A just-released U.S. Geological Survey (USGS) report on the coastal hazards of Hawaii supports that adage. The report, “Atlas of Natural Hazards in the Hawaiian Coastal Zone,” should allow Hawaiian citizens and regulatory authorities to better understand the relative intensity of coastal hazards in the state and their effects on the natural environment and property. It will help planners and managers effectively guide the future of coastal land use and planning, said Dr. Bruce Richmond, a USGS scientist and one of the co-authors of the report.
The report, prepared in cooperation with the University of Hawaii, State of Hawaii Office of Planning, and the National Oceanic and Atmospheric Administration, was co-authored by Richmond, C.H. Fletcher, a professor at the University of Hawaii; and E.E. Grossman and A.E. Gibbs, both of the USGS.
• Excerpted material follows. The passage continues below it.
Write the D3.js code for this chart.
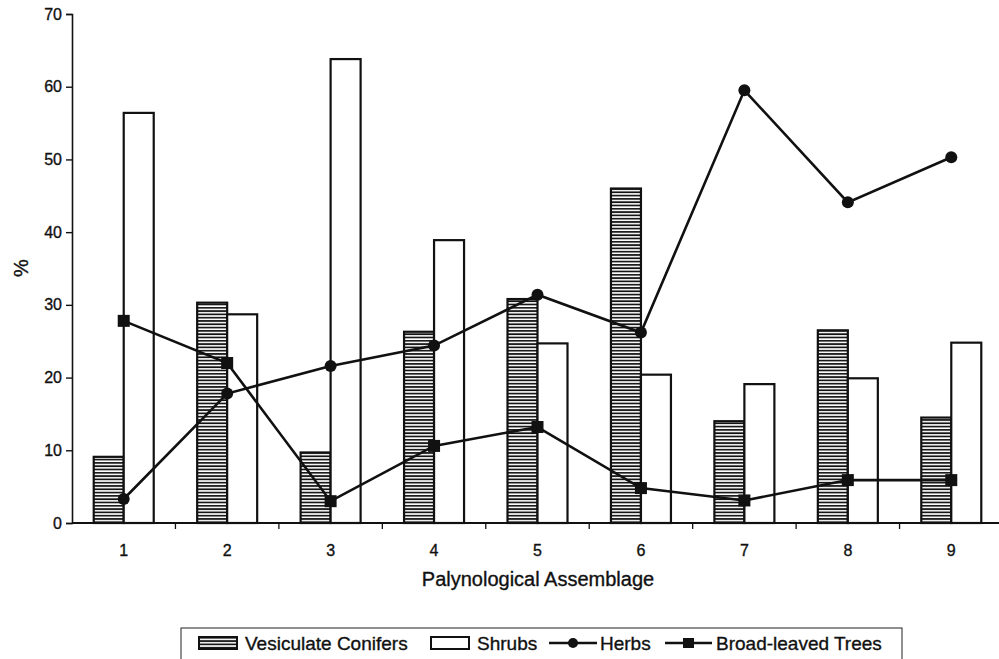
<!DOCTYPE html>
<html>
<head>
<meta charset="utf-8">
<script src="https://cdn.jsdelivr.net/npm/d3@7"></script>
<style>
  body { margin: 0; background: #fff; }
  text { font-family: "Liberation Sans", Arial, sans-serif; fill: #111; stroke: #111; stroke-width: 0.35; }
</style>
</head>
<body>
<svg id="chart" width="999" height="659"></svg>
<script>
// values
const assemblages = ["1", "2", "3", "4", "5", "6", "7", "8", "9"];
const conifers = [9.1, 30.3, 9.7, 26.3, 30.8, 46.0, 14.0, 26.5, 14.5];
const shrubs = [56.4, 28.7, 63.8, 38.9, 24.7, 20.4, 19.1, 19.9, 24.8];
const herbs = [3.3, 17.8, 21.6, 24.4, 31.4, 26.2, 59.5, 44.1, 50.3];
const broadLeaved = [27.8, 22.0, 3.0, 10.6, 13.2, 4.8, 3.1, 5.9, 5.9];
const yTicks = [0, 10, 20, 30, 40, 50, 60, 70];

const svg = d3.select("#chart");
const plotL = 72, plotR = 1003, plotT = 14, plotB = 523;

const x = d3.scaleBand().domain(assemblages).range([plotL, plotR]);
const y = d3.scaleLinear().domain([0, 70]).range([plotB, plotT]);
const barW = 30;

// horizontal hatch for conifers
const defs = svg.append("defs");
defs.append("pattern")
  .attr("id", "hatch")
  .attr("patternUnits", "userSpaceOnUse")
  .attr("width", 6).attr("height", 3.3)
  .append("line")
  .attr("x1", 0).attr("x2", 6).attr("y1", 0.9).attr("y2", 0.9)
  .attr("stroke", "#111").attr("stroke-width", 1.7);

// bars
svg.append("g").selectAll("rect")
  .data(conifers)
  .enter().append("rect")
  .attr("x", (d, i) => x(assemblages[i]) + x.bandwidth() / 2 - barW)
  .attr("y", d => y(d))
  .attr("width", barW)
  .attr("height", d => plotB - y(d))
  .attr("fill", "url(#hatch)")
  .attr("stroke", "#111").attr("stroke-width", 2.2);

svg.append("g").selectAll("rect")
  .data(shrubs)
  .enter().append("rect")
  .attr("x", (d, i) => x(assemblages[i]) + x.bandwidth() / 2)
  .attr("y", d => y(d))
  .attr("width", barW)
  .attr("height", d => plotB - y(d))
  .attr("fill", "#fff")
  .attr("stroke", "#111").attr("stroke-width", 2.2);

// axes
const yAxis = svg.append("g")
  .attr("transform", `translate(${plotL},0)`)
  .call(d3.axisLeft(y).tickValues(yTicks).tickSize(6).tickPadding(4));
yAxis.select(".domain").attr("stroke", "#111").attr("stroke-width", 1.6);
yAxis.selectAll("line").attr("stroke", "#111").attr("stroke-width", 1.4);
yAxis.selectAll("text").attr("font-size", 16).attr("fill", "#111")
  .attr("font-family", "Liberation Sans, Arial, sans-serif");

svg.append("line")
  .attr("x1", plotL).attr("x2", 999)
  .attr("y1", plotB).attr("y2", plotB)
  .attr("stroke", "#111").attr("stroke-width", 2);

// category separators below axis
svg.append("g").selectAll("line")
  .data(assemblages.slice(1))
  .enter().append("line")
  .attr("x1", d => x(d)).attr("x2", d => x(d))
  .attr("y1", plotB).attr("y2", plotB + 6)
  .attr("stroke", "#111").attr("stroke-width", 1.3);

svg.append("g").selectAll("text")
  .data(assemblages)
  .enter().append("text")
  .attr("x", d => x(d) + x.bandwidth() / 2)
  .attr("y", plotB + 33)
  .attr("text-anchor", "middle")
  .attr("font-size", 16)
  .text(d => d);

// lines
const cx = i => x(assemblages[i]) + x.bandwidth() / 2;
const line = d3.line().x((d, i) => cx(i)).y(d => y(d));

svg.append("path").datum(broadLeaved)
  .attr("d", line).attr("fill", "none")
  .attr("stroke", "#111").attr("stroke-width", 2.6);
svg.append("g").selectAll("rect")
  .data(broadLeaved)
  .enter().append("rect")
  .attr("x", (d, i) => cx(i) - 6).attr("y", d => y(d) - 6)
  .attr("width", 12).attr("height", 12)
  .attr("fill", "#111");

svg.append("path").datum(herbs)
  .attr("d", line).attr("fill", "none")
  .attr("stroke", "#111").attr("stroke-width", 2.6);
svg.append("g").selectAll("circle")
  .data(herbs)
  .enter().append("circle")
  .attr("cx", (d, i) => cx(i)).attr("cy", d => y(d))
  .attr("r", 6).attr("fill", "#111");

// axis titles
svg.append("text")
  .attr("transform", "translate(28,268) rotate(-90)")
  .attr("text-anchor", "middle")
  .attr("font-size", 20)
  .text("%");

svg.append("text")
  .attr("x", 538).attr("y", 586)
  .attr("text-anchor", "middle")
  .attr("font-size", 20)
  .text("Palynological Assemblage");

// legend
const lg = svg.append("g");
lg.append("rect")
  .attr("x", 181).attr("y", 628).attr("width", 721).attr("height", 40)
  .attr("fill", "#fff").attr("stroke", "#222").attr("stroke-width", 1);

lg.append("rect").attr("x", 199).attr("y", 637).attr("width", 38).attr("height", 12)
  .attr("fill", "url(#hatch)").attr("stroke", "#111").attr("stroke-width", 2);
lg.append("text").attr("x", 245).attr("y", 650).attr("font-size", 19).text("Vesiculate Conifers");

lg.append("rect").attr("x", 431).attr("y", 637).attr("width", 38).attr("height", 12)
  .attr("fill", "#fff").attr("stroke", "#111").attr("stroke-width", 2);
lg.append("text").attr("x", 477).attr("y", 650).attr("font-size", 19).text("Shrubs");

lg.append("line").attr("x1", 549).attr("x2", 597).attr("y1", 643).attr("y2", 643)
  .attr("stroke", "#111").attr("stroke-width", 2.5);
lg.append("circle").attr("cx", 573).attr("cy", 643).attr("r", 5).attr("fill", "#111");
lg.append("text").attr("x", 600).attr("y", 650).attr("font-size", 19).text("Herbs");

lg.append("line").attr("x1", 665).attr("x2", 712).attr("y1", 643).attr("y2", 643)
  .attr("stroke", "#111").attr("stroke-width", 2.5);
lg.append("rect").attr("x", 683).attr("y", 638).attr("width", 11).attr("height", 10).attr("fill", "#111");
lg.append("text").attr("x", 716).attr("y", 650).attr("font-size", 19).text("Broad-leaved Trees");
</script>
</body>
</html>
The report investigates the history and characteristics of seven potentially hazardous threats to coastal areas of the Hawaiian Islands:
coastal erosion, sea-level rise, major storms, volcanic and seismic activity, tsunami inundation, coastal stream flooding, and extreme seasonal high wave events. Richmond noted that the most unique aspect of the report is that it assimilates previous efforts to document Hawaiian coastal hazards and combines this information into a single comprehensive coastal hazard data set that is easy to use.